If it’s not obvious by the aforementioned story, I’ll spell it out here: working in the entertainment industry is hard. It’s cutthroat. It’s cliquey. It’s not for everyone. You don’t get ahead without pushing yourself there. I never would’ve gotten where I am today if I hadn’t taken a massive leap of faith in myself.
So, remember all that crap about my childhood and the dysfunctional family dynamic and the bullying? Here’s where it comes into play. Due to how I was programmed as a kid, I’ve spent my entire life trying to convince myself that I’m good enough. I’ve always struggled with self-esteem and self-worth. I had to learn how to trust in my abilities and how to take chances in order to progress, not only in my career, but in my life. I had to take a zero-fucks-given attitude and jump headfirst into shark-infested waters to achieve anything worth writing about today.
So, precisely what sappy message am I getting to here? BELIEVE IN YOURSELF. Read that again. (I warned you it was sappy!) To this day, I struggle with the same demons I’ve dealt with since childhood. Therapy helps, but that’s another story. The most important takeaway, at least for me, is that you are not the person your inner childhood self thinks you are. You’re far more capable than that little voice in your head wants you to believe. You’re worthy of self-love. You can accomplish anything if you just get out of your own way. It sounds cliché, but it’s the God’s honest truth.
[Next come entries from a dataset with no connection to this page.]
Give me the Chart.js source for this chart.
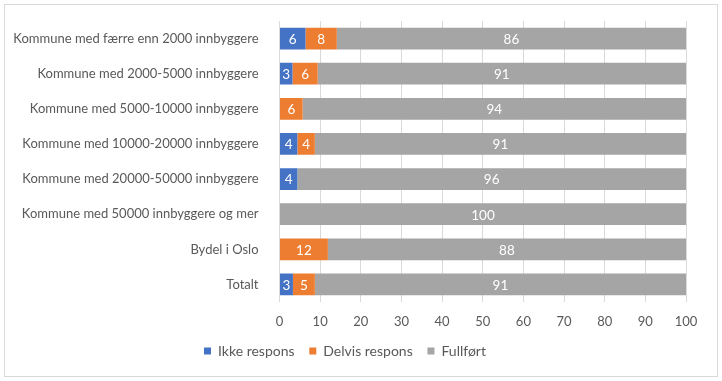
<!DOCTYPE html>
<html>
<head>
<meta charset="utf-8">
<script src="https://cdn.jsdelivr.net/npm/chart.js@4"></script>
<style>
  body { margin: 0; background: #fff; }
  #wrap { position: relative; width: 722px; height: 381px; }
  #frame { position: absolute; left: 4px; top: 4px; width: 712px; height: 371px; border: 1px solid #d9d9d9; }
  canvas { position: absolute; left: 0; top: 0; }
</style>
</head>
<body>
<div id="wrap">
  <div id="frame"></div>
  <canvas id="chart" width="722" height="381"></canvas>
</div>
<script>
const categories = [
  "Kommune med færre enn 2000 innbyggere",
  "Kommune med 2000-5000 innbyggere",
  "Kommune med 5000-10000 innbyggere",
  "Kommune med 10000-20000 innbyggere",
  "Kommune med 20000-50000 innbyggere",
  "Kommune med 50000 innbyggere og mer",
  "Bydel i Oslo",
  "Totalt"
];
const seriesNames = ["Ikke respons", "Delvis respons", "Fullført"];
const ikkeRespons = [6.4, 3.2, 0, 4.4, 4.4, 0, 0, 3.3];
const delvisRespons = [7.7, 6.2, 5.7, 4.3, 0, 0, 11.9, 5.4];
const fullfort = [85.9, 90.6, 94.3, 91.3, 95.6, 100, 88.1, 91.3];
const xTicks = [0, 10, 20, 30, 40, 50, 60, 70, 80, 90, 100];

const fontFamily = "Lato, 'Open Sans', sans-serif";
const textColor = "#595959";

// white value labels in the middle of each segment
const segmentLabels = {
  id: 'segmentLabels',
  afterDatasetsDraw(chart) {
    const ctx = chart.ctx;
    ctx.save();
    ctx.fillStyle = '#fff';
    ctx.font = "13.5px " + fontFamily;
    ctx.textAlign = 'center';
    ctx.textBaseline = 'middle';
    chart.data.datasets.forEach((ds, di) => {
      const meta = chart.getDatasetMeta(di);
      meta.data.forEach((bar, i) => {
        const v = ds.data[i];
        if (!v) return;
        const x = (bar.x + bar.base) / 2;
        ctx.fillText(Math.round(v), x, bar.y + 1);
      });
    });
    ctx.restore();
  }
};

new Chart(document.getElementById('chart'), {
  type: 'bar',
  data: {
    labels: categories,
    datasets: [
      // trailing spaces widen the gap between legend items
      { label: seriesNames[0] + '   ', data: ikkeRespons, backgroundColor: '#4472C4' },
      { label: seriesNames[1] + '   ', data: delvisRespons, backgroundColor: '#ED7D31' },
      { label: seriesNames[2], data: fullfort, backgroundColor: '#A5A5A5' }
    ]
  },
  options: {
    indexAxis: 'y',
    responsive: false,
    animation: false,
    categoryPercentage: 0.62,
    barPercentage: 1,
    layout: { padding: { left: 4, right: 36, top: 21, bottom: 13 } },
    scales: {
      x: {
        stacked: true,
        min: 0,
        max: 100,
        afterBuildTicks(scale) {
          scale.ticks = xTicks.map(v => ({ value: v }));
        },
        afterFit(scale) { scale.height = 38; },
        grid: { color: '#d9d9d9', drawTicks: false },
        border: { display: false },
        ticks: { color: textColor, font: { family: fontFamily, size: 13 }, padding: 12 }
      },
      y: {
        stacked: true,
        afterFit(scale) { scale.width = 275.5; },
        grid: { display: false },
        border: { display: false },
        ticks: { color: textColor, font: { family: fontFamily, size: 13 }, padding: 13 }
      }
    },
    plugins: {
      legend: {
        position: 'bottom',
        labels: {
          color: textColor,
          font: { family: fontFamily, size: 14 },
          boxWidth: 7,
          boxHeight: 7,
          padding: 4
        }
      },
      tooltip: { enabled: false }
    }
  },
  plugins: [segmentLabels]
});
</script>
</body>
</html>
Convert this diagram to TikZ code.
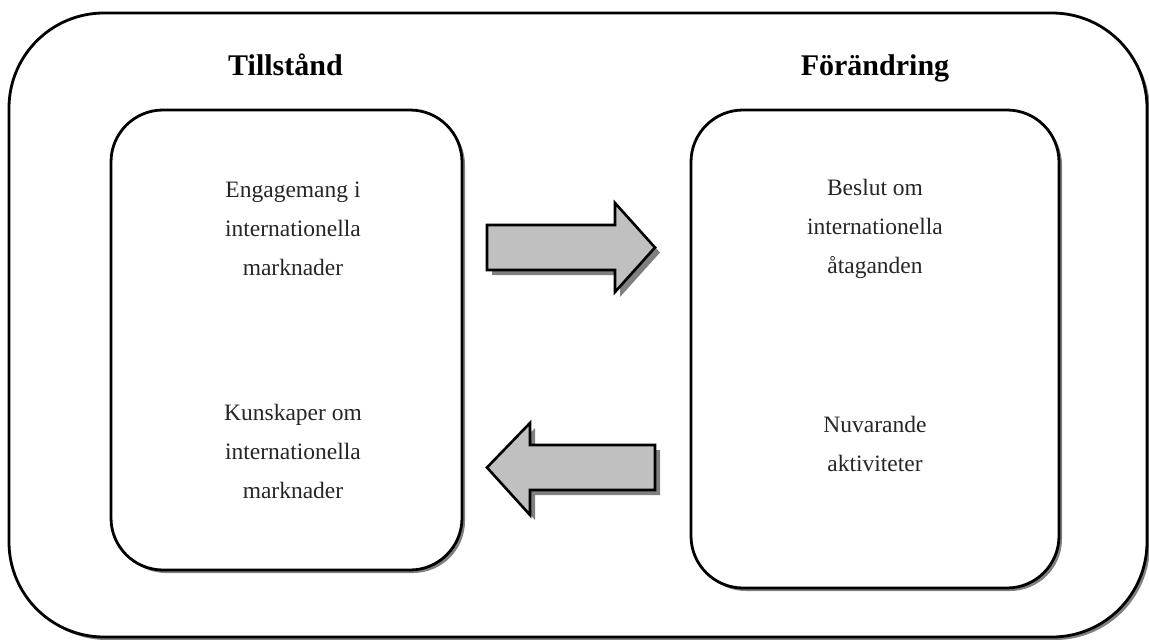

So, what’s it like living in sunny Los Angeles? Today, I’m the full time Casting Director at a wonderful production company called Painless Productions. I’ve been there for almost three years. In my spare time, I’m still writing, admittedly with less Jonas Brothers involvement. I spend more hours a week in traffic than I’d like. I rarely see celebrities; though I did run into Matt Damon in a baseball cap getting tacos once and it was like the second coming of Jesus. I wish I could tell you the one secret you need to know to make it in Hollywood, or to make it anywhere you want, but if I’m being honest, I don’t think it works that way.
I think your own success and value lies in learning how to respect and love yourself, and to take that leap, no matter how scary it may seem. I promise… it’ll be worth it.